**Collected data:**
* BEGIN *

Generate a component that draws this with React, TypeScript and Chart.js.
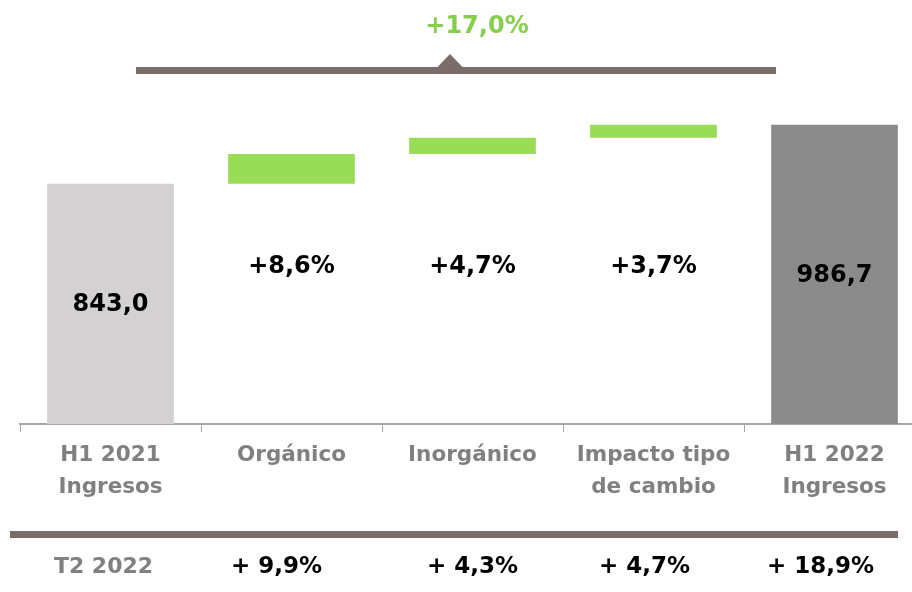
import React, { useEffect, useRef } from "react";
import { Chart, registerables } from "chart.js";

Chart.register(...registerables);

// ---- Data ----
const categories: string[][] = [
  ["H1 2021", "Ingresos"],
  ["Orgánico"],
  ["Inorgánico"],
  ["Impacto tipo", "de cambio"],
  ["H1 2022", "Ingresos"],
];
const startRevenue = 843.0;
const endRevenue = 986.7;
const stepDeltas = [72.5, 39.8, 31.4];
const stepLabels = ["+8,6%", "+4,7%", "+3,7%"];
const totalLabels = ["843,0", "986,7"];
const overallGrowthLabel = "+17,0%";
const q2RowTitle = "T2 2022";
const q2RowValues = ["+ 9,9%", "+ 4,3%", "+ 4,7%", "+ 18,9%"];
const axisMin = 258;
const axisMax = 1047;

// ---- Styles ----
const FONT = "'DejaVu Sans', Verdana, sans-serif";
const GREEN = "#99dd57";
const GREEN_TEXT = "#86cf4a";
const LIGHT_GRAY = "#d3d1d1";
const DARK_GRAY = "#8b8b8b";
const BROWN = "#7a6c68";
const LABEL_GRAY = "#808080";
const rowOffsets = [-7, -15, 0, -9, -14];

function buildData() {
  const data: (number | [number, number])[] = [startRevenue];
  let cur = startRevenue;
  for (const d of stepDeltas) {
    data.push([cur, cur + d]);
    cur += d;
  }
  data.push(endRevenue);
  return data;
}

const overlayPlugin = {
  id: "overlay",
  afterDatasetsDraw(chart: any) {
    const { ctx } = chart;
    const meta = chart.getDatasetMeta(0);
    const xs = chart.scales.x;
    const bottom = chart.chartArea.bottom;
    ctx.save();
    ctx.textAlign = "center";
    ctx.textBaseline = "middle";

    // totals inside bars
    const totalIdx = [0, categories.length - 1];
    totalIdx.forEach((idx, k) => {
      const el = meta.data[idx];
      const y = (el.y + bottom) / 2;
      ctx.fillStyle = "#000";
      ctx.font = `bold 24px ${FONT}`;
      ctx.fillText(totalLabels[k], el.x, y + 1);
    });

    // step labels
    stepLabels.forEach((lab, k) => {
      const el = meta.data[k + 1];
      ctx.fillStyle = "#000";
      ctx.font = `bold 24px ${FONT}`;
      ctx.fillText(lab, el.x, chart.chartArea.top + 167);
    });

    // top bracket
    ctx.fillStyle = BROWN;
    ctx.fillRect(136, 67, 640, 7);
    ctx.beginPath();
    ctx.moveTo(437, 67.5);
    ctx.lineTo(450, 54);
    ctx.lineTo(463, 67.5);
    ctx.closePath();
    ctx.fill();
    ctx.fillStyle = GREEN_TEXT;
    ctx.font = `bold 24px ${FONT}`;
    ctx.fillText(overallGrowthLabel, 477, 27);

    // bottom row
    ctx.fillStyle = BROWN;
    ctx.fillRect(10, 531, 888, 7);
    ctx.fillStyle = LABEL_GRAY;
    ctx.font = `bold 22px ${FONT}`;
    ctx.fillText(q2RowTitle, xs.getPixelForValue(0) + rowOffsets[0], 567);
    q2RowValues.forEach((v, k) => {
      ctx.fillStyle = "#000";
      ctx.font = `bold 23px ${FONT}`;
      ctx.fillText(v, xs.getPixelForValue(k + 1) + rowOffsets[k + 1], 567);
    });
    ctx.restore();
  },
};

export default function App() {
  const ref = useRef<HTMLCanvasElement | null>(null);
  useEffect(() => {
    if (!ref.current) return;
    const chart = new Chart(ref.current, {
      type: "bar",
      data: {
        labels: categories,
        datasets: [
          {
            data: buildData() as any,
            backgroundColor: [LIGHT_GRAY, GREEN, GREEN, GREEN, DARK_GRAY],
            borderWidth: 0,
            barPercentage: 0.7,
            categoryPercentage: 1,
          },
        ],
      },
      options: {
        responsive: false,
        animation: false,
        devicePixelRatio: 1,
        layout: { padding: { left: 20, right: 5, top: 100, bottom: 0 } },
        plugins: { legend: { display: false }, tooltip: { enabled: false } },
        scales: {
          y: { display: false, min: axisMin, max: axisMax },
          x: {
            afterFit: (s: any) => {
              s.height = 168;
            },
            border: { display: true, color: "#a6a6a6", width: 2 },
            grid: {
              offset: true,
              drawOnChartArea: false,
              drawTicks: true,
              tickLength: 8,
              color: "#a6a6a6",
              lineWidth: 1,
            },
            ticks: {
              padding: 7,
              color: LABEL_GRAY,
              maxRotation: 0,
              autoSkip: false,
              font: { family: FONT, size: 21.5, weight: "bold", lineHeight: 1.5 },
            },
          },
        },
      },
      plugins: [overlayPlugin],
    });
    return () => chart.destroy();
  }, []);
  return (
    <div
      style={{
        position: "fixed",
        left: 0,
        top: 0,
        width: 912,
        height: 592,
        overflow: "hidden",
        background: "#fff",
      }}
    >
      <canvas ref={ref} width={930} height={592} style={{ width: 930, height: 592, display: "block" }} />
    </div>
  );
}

* END *

**Given task:**
From the first line above to the line containing "Chart.register(...registerables);", repeat each line exactly. Pictures stay out.

**Right answer:**
Generate a component that draws this with React, TypeScript and Chart.js.
import React, { useEffect, useRef } from "react";
import { Chart, registerables } from "chart.js";

Chart.register(...registerables);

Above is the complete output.